The shift in the downcycle could cause an increase in rates. But it’s been driven by a decline in labor capacity.
“We are on track for a record contraction in labor capacity this year, which is key to the bottoming process,” Tim Denoyer, ACT Research’s vice president and senior analyst, said in the release.
The firm previously projected that 50,000 long-distance general freight trucking jobs could be lost this year, based on a Q1 decline.

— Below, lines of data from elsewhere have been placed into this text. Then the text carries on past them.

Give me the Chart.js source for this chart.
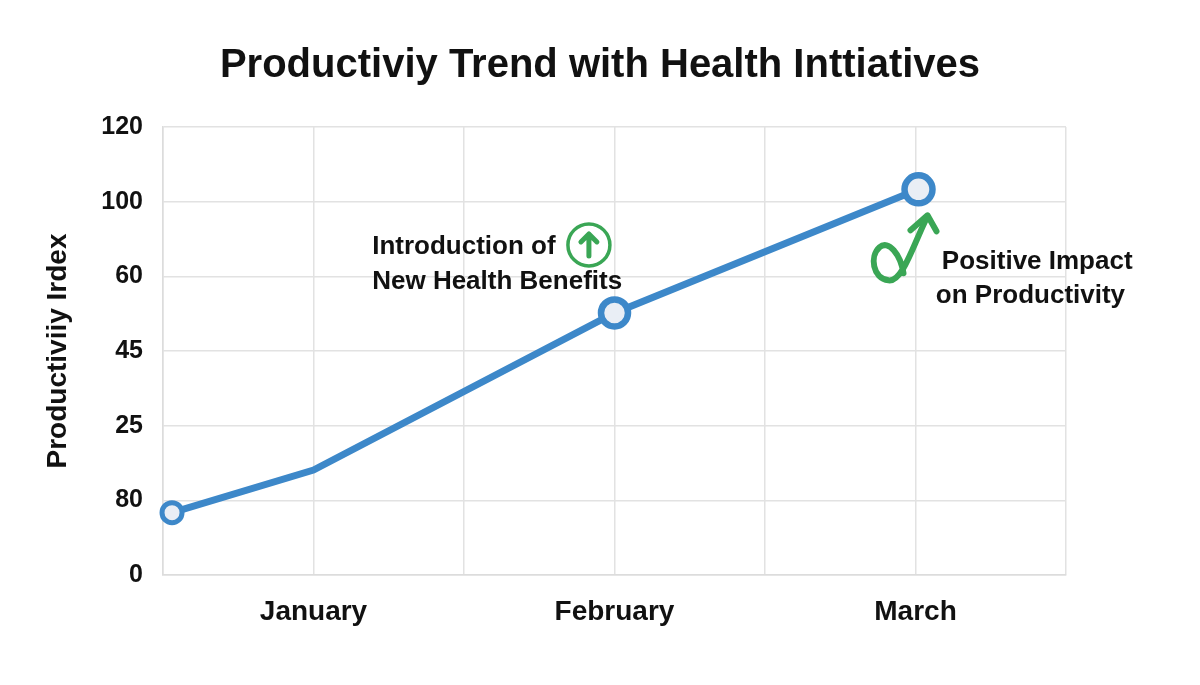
<!DOCTYPE html>
<html>
<head>
<meta charset="utf-8">
<title>Productivity Trend</title>
<script src="https://cdn.jsdelivr.net/npm/chart.js@4.4.1/dist/chart.umd.min.js"></script>
<style>
  body { margin: 0; background: #fff; }
  #wrap { width: 1200px; height: 685px; }
</style>
</head>
<body>
<div id="wrap"><canvas id="linechart" width="1200" height="685"></canvas></div>
<script>
// chart values
var xTickLabels = ['', 'January', '', 'February', '', 'March', ''];
var yTickLabels = ['0', '80', '25', '45', '60', '100', '120'];
var pointX = [0.06, 1, 3, 5.02];
var pointY = [16.7, 28.1, 70.2, 103.3];

var noteBenefits = ['Introduction of', 'New Health Benefits'];
var noteImpact = ['Positive Impact', 'on Productivity'];

var FONT = "'Liberation Sans', Arial, sans-serif";
var GREEN = '#3aa655';

var points = pointX.map(function (x, i) {
  return { x: x, y: pointY[i] };
});

// text + green icons drawn on top of the chart, placed through the scales
var notesPlugin = {
  id: 'notes',
  afterDraw: function (chart) {
    var ctx = chart.ctx;
    var xs = chart.scales.x, ys = chart.scales.y;
    function px(x, y) { return [xs.getPixelForValue(x), ys.getPixelForValue(y)]; }

    ctx.save();
    ctx.fillStyle = '#111';
    ctx.font = 'bold 26px ' + FONT;
    ctx.textAlign = 'left';
    ctx.textBaseline = 'middle';

    var a = px(1.39, 88);
    noteBenefits.forEach(function (t, i) { ctx.fillText(t, a[0], a[1] + i * 35); });

    var b = px(5.175, 83.8);
    ctx.fillText(noteImpact[0], b[0], b[1]);
    ctx.fillText(noteImpact[1], b[0] - 6, b[1] + 34);

    ctx.strokeStyle = GREEN;
    ctx.lineCap = 'round';
    ctx.lineJoin = 'round';

    // circled up arrow
    var c = px(2.83, 88.4);
    ctx.lineWidth = 3.5;
    ctx.beginPath();
    ctx.arc(c[0], c[1], 21, 0, Math.PI * 2);
    ctx.stroke();
    ctx.lineWidth = 5;
    ctx.beginPath();
    ctx.moveTo(c[0], c[1] + 11);
    ctx.lineTo(c[0], c[1] - 11);
    ctx.moveTo(c[0] - 8, c[1] - 3);
    ctx.lineTo(c[0], c[1] - 11);
    ctx.lineTo(c[0] + 8, c[1] - 3);
    ctx.stroke();

    // looping arrow under March
    var s = px(5, 80);
    var ox = s[0], oy = s[1];
    ctx.lineWidth = 6;
    ctx.beginPath();
    ctx.moveTo(ox - 12, oy - 3);
    ctx.bezierCurveTo(ox - 15, oy - 22, ox - 27, oy - 37, ox - 36, oy - 29);
    ctx.bezierCurveTo(ox - 46, oy - 20, ox - 43, oy + 2, ox - 27, oy + 4);
    ctx.bezierCurveTo(ox - 13, oy + 6, ox - 2, oy - 32, ox + 11, oy - 58);
    ctx.stroke();
    ctx.beginPath();
    ctx.moveTo(ox - 5, oy - 46);
    ctx.lineTo(ox + 12, oy - 61);
    ctx.lineTo(ox + 21, oy - 45);
    ctx.stroke();
    ctx.restore();
  }
};

var chart = new Chart(document.getElementById('linechart'), {
  type: 'line',
  data: {
    datasets: [{
      data: points,
      borderColor: '#3d88c9',
      borderWidth: 7,
      pointBackgroundColor: '#e9eef5',
      pointBorderColor: '#3d88c9',
      pointRadius: [10, 0, 13.5, 14],
      pointBorderWidth: [5, 0, 6.5, 6.5],
      tension: 0,
      clip: false
    }]
  },
  plugins: [notesPlugin],
  options: {
    responsive: false,
    animation: false,
    devicePixelRatio: 1,
    layout: { padding: 0 },
    plugins: {
      legend: { display: false },
      tooltip: { enabled: false },
      title: {
        display: true,
        text: 'Productiviy Trend with Health Inttiatives',
        color: '#111',
        font: { family: FONT, size: 40, weight: 'bold' },
        padding: { top: 42, bottom: 37 }
      }
    },
    scales: {
      x: {
        type: 'linear',
        min: 0,
        max: 6,
        afterFit: function (scale) { scale.height = 110; },
        grid: { color: '#e2e2e2', lineWidth: 1.5, drawTicks: false },
        border: { color: '#dcdcdc', width: 1.5 },
        ticks: {
          stepSize: 1,
          autoSkip: false,
          maxRotation: 0,
          padding: 20,
          color: '#111',
          font: { family: FONT, size: 28, weight: 'bold' },
          callback: function (v) { return xTickLabels[v]; }
        }
      },
      y: {
        min: 0,
        max: 120,
        afterFit: function (scale) { scale.width = 163; },
        grid: { color: '#e2e2e2', lineWidth: 1.5, drawTicks: false },
        border: { color: '#dcdcdc', width: 1.5 },
        ticks: {
          stepSize: 20,
          padding: 20,
          color: '#111',
          font: { family: FONT, size: 25, weight: 'bold' },
          callback: function (v) { return yTickLabels[v / 20]; }
        },
        title: {
          display: true,
          text: 'Productiviiy Irdex',
          color: '#111',
          font: { family: FONT, size: 28, weight: 'bold' },
          padding: { top: 41, bottom: 0 }
        }
      },
      // empty right axis that only keeps the margin on the right
      yRight: {
        position: 'right',
        min: 0,
        max: 120,
        afterFit: function (scale) { scale.width = 134; },
        grid: { display: false },
        border: { display: false },
        ticks: { display: false }
      }
    }
  }
});
</script>
</body>
</html>
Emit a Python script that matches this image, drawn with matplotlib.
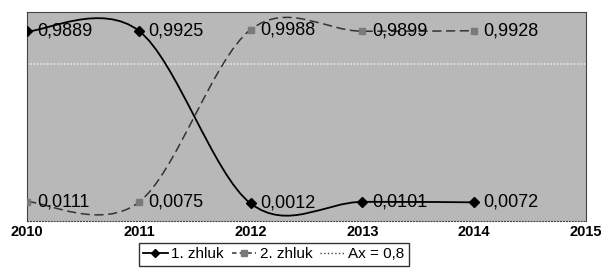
import matplotlib.pyplot as plt
from matplotlib.path import Path
from matplotlib.patches import PathPatch
from matplotlib.lines import Line2D

plt.rcParams['font.family'] = ['Liberation Sans', 'DejaVu Sans']

roky = [2010, 2011, 2012, 2013, 2014]
zhluk1 = [0.9889, 0.9925, 0.0012, 0.0101, 0.0072]
zhluk2 = [0.0111, 0.0075, 0.9988, 0.9899, 0.9928]
ax_hodnota = 0.8
popisky1 = ['0,9889', '0,9925', '0,0012', '0,0101', '0,0072']
popisky2 = ['0,0111', '0,0075', '0,9988', '0,9899', '0,9928']


def hladka_cesta(x, y):
    # vyhladena ciara ako v exceli (bezier cez body)
    body = list(zip(x, y))
    verts = [body[0]]
    codes = [Path.MOVETO]
    n = len(body)
    for i in range(n - 1):
        p0 = body[i - 1] if i > 0 else body[i]
        p1 = body[i]
        p2 = body[i + 1]
        p3 = body[i + 2] if i + 2 < n else body[i + 1]
        c1 = (p1[0] + (p2[0] - p0[0]) / 6, p1[1] + (p2[1] - p0[1]) / 6)
        c2 = (p2[0] - (p3[0] - p1[0]) / 6, p2[1] - (p3[1] - p1[1]) / 6)
        verts += [c1, c2, p2]
        codes += [Path.CURVE4] * 3
    return Path(verts, codes)


fig = plt.figure(figsize=(6.02, 2.71), dpi=100)
ax = fig.add_axes([0.045, 0.1845, 0.928, 0.771])
ax.set_facecolor('#b8b8b8')

ax.add_patch(PathPatch(hladka_cesta(roky, zhluk1), fill=False, edgecolor='black', lw=1.3, zorder=3))
ax.add_patch(PathPatch(hladka_cesta(roky, zhluk2), fill=False, edgecolor='#333333', lw=1.1,
                       linestyle=(0, (6, 3)), zorder=3))
ax.plot(roky, zhluk1, linestyle='none', marker='D', ms=5, color='black', zorder=4)
ax.plot(roky, zhluk2, linestyle='none', marker='s', ms=5, color='#7a7a7a', zorder=4)
ax.axhline(ax_hodnota, color='#e8e8e8', lw=1.2, linestyle=(0, (1, 1)), zorder=2)

for x, y, t in zip(roky, zhluk1, popisky1):
    ax.annotate(t, (x, y), xytext=(7, 0), textcoords='offset points', va='center', ha='left', fontsize=13, zorder=5)
for x, y, t in zip(roky, zhluk2, popisky2):
    ax.annotate(t, (x, y), xytext=(7, 0), textcoords='offset points', va='center', ha='left', fontsize=13, zorder=5)

ax.set_xlim(2010, 2015)
ax.set_ylim(-0.1, 1.1)
ax.set_xticks([2010, 2011, 2012, 2013, 2014, 2015])
ax.set_xticklabels(['2010', '2011', '2012', '2013', '2014', '2015'], fontsize=10.5, fontweight='bold')
ax.tick_params(axis='x', length=0, pad=3)
ax.set_yticks([])
for s in ax.spines.values():
    s.set_color('#444444')
    s.set_linewidth(0.8)
ax.spines['bottom'].set_linestyle(':')

handles = [
    Line2D([], [], color='black', lw=1.3, marker='D', ms=4),
    Line2D([], [], color='#333333', lw=1.1, linestyle=(0, (3, 2)), marker='s', ms=4, markerfacecolor='#7a7a7a',
           markeredgecolor='#7a7a7a'),
    Line2D([], [], color='#444444', lw=1.0, linestyle=':'),
]
leg = fig.legend(handles, ['1. zhluk', '2. zhluk', 'Ax = 0,8'], loc='upper center', ncol=3,
                 bbox_to_anchor=(0.455, 0.105), fontsize=11, frameon=True, fancybox=False,
                 handlelength=1.6, handletextpad=0.25, columnspacing=0.5, borderpad=0.3, borderaxespad=0)
leg.get_frame().set_edgecolor('black')
leg.get_frame().set_linewidth(1.0)

fig.savefig('out.png', dpi=100)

“Since October last year, just over 15,500 interstate carriers have left the industry as the market readjusts supply to tepid demand levels,” DAT Freight & Analytics Principal Analyst Dean Croke also noted in a blog post. “The latest numbers for May showed the second-highest number of carriers left the sector, surpassed only by January this year.”
ACT Research noted gains in rates have held since International Roadcheck, where demand in mid-May increased as expected due to the annual inspection spree.
Werner Enterprises’ CEO, Chairman and President Derek Leathers made similar comments on the downcycle, saying it appeared to hit its trough in April.
Despite the similar observations, Croke believes some uncertainty remains.
“As [trucking] spot rates bottom out and show signs of increasing, we’re left to wonder if the bleeding has stopped and the sentiment is improving,” Croke wrote. “One thing is sure, though: When the market turns positive later this year, shippers will have far fewer carriers at their disposal.”